Lamentaciones 2, 2. 10-14. 18-19; Sal 73, 1-2. 3-4. 5-7. 20-21 ; san Mateo 8, 5-17

“Grita con toda el alma al Señor, laméntate”. Como bien indica su nombre, el libro de las Lamentaciones del Antiguo Testamento hace referencia a todas las quejas de los hijos de Jerusalén. Es una época en la que Israel ha dado la espalda a Dios, y sufre las consecuencias de su falta de confianza en los planes divinos. La solución es volver a Dios. ¿Cómo?: gritando auxilio y lamentándose de su falta de fidelidad.

También hoy vemos a gente que llora. Personas que se lamentan por el fatal destino al que son conducidos. Muchos creyentes también se duelen por sus sufrimientos y, de la misma manera que el salmista, dicen con amargura: “¿Por qué, oh Dios, nos tienes siempre abandonados?”. Sería bueno que hiciéramos un poco de examen para descubrir dónde esta la raíz de tanto dolor, y por qué las cosas no van como desearíamos.
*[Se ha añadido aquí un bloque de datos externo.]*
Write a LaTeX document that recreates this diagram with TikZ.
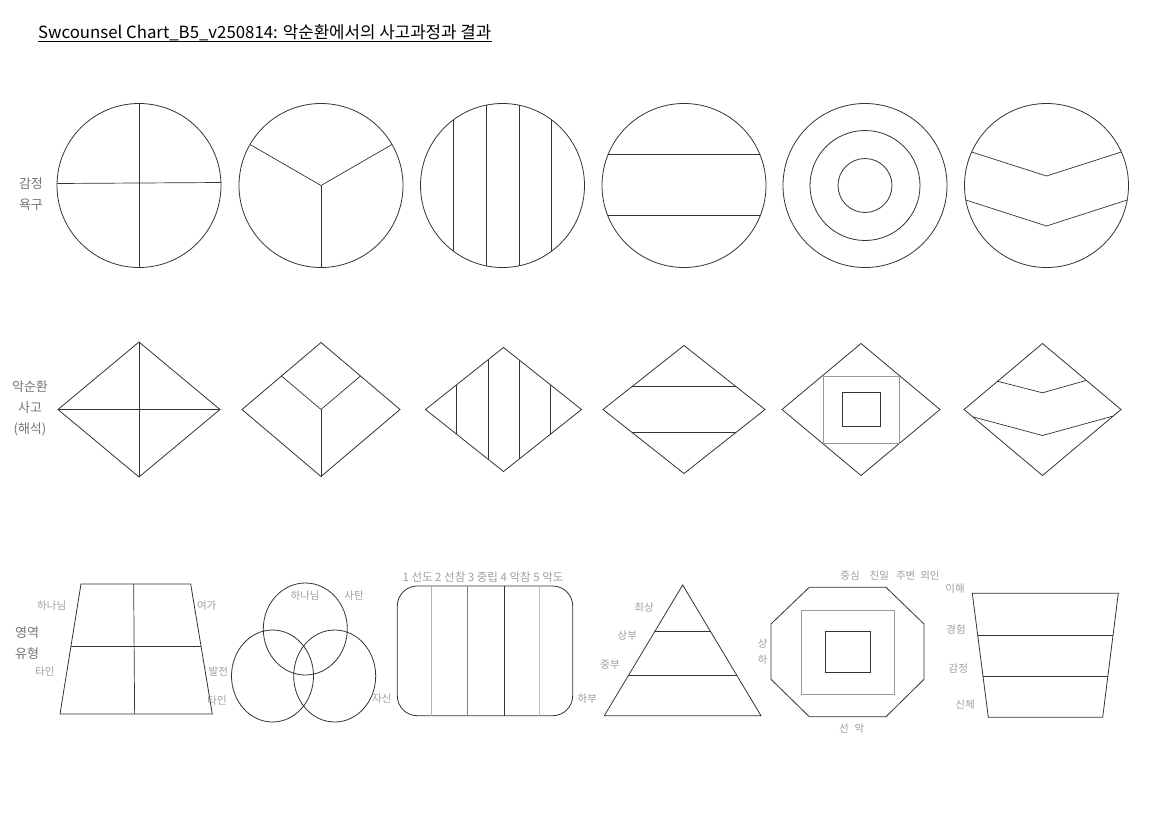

Hace unos días, por ejemplo, tuve que ir a un tanatorio de Madrid para celebrar una misa por un difunto, hijo de un amigo. En el velatorio todos estaban desconsolados, y se preguntaban por qué Dios permitía esas cosas (el fallecimiento fue motivado por un accidente de tráfico), sobre todo en gente joven con todo un futuro por delante. Puede parecer muy humano echarle la culpa a Dios de todo aquello que se nos escapa o no entendemos. Pero también es “humano” el que primen nuestros planes sobre los de Dios. Ante esta disyuntiva sólo caben dos posibilidades: creer en Dios, o creer en nosotros mismos. Es cierto que a los sacerdotes se nos hace un nudo en la garganta en estas terribles situaciones en las que las palabras sirven para muy poco. Lo importante es “estar ahí”. Porque más que un buen discurso, lo que cuenta es una mirada de cariño, un silencio… o compartir unas lágrimas.

A veces intento imaginarme cuál sería el comportamiento de Cristo ante situaciones similares. Y lo que descubro es la continua queja del Señor porque encuentra a gente con muy poca, o ninguna fe. Jesús, que iba a resucitar a Lázaro, lloró desconsoladamente por la muerte de su amigo. Pero a sus hermanas les pedía confianza en la resurrección definitiva. Lo humano siempre va entretejido de lo sobrenatural. Es como el que sabe (perdón por el ejemplo), que hay un postre estupendo al final de la comida. Sin embargo, primero hay que comer un primer plato que no nos agrada, pero es necesario para nuestra salud. De la misma manera, Dios conoce lo que verdaderamente es bueno para nuestra alma, pero nos quedamos “anclados” en ese plato que tanto nos disgusta: el sufrimiento, el dolor… la muerte.

No nos engañemos. No podemos presumir de nuestras limitaciones, porque siempre habrá algo que no entendamos y, entonces, no valdrá el echarle la culpa a Dios. El pecado es la raíz de todo aquello que nos supera, y ante lo que no encontramos la respuesta adecuada, tal y como desearíamos. Sin embargo, Dios se adelanta a nosotros, y como al centurión del Evangelio nos dice: “Vuelve a casa, que se cumpla lo que has creído”.

“Os aseguro que en Israel no he encontrado en nadie tanta fe”. La fidelidad, aquella que faltaba en Israel, y que aparece constantemente en el libro de las Lamentaciones, es la respuesta que nos lleva a centrar nuestra vida en los deseos de Dios, aunque a veces nos desconcierten. La Virgen María, a pesar de que humanamente era incomprensible la propuesta del ángel Gabriel, puso su corazón y su alma en el querer de Dios. Siguiendo el ejemplo de la Madre de Dios, hemos de caminar en la confianza de aquello que nos recuerda san Pablo: “Dios lo dispone todo en bien de los que le aman”.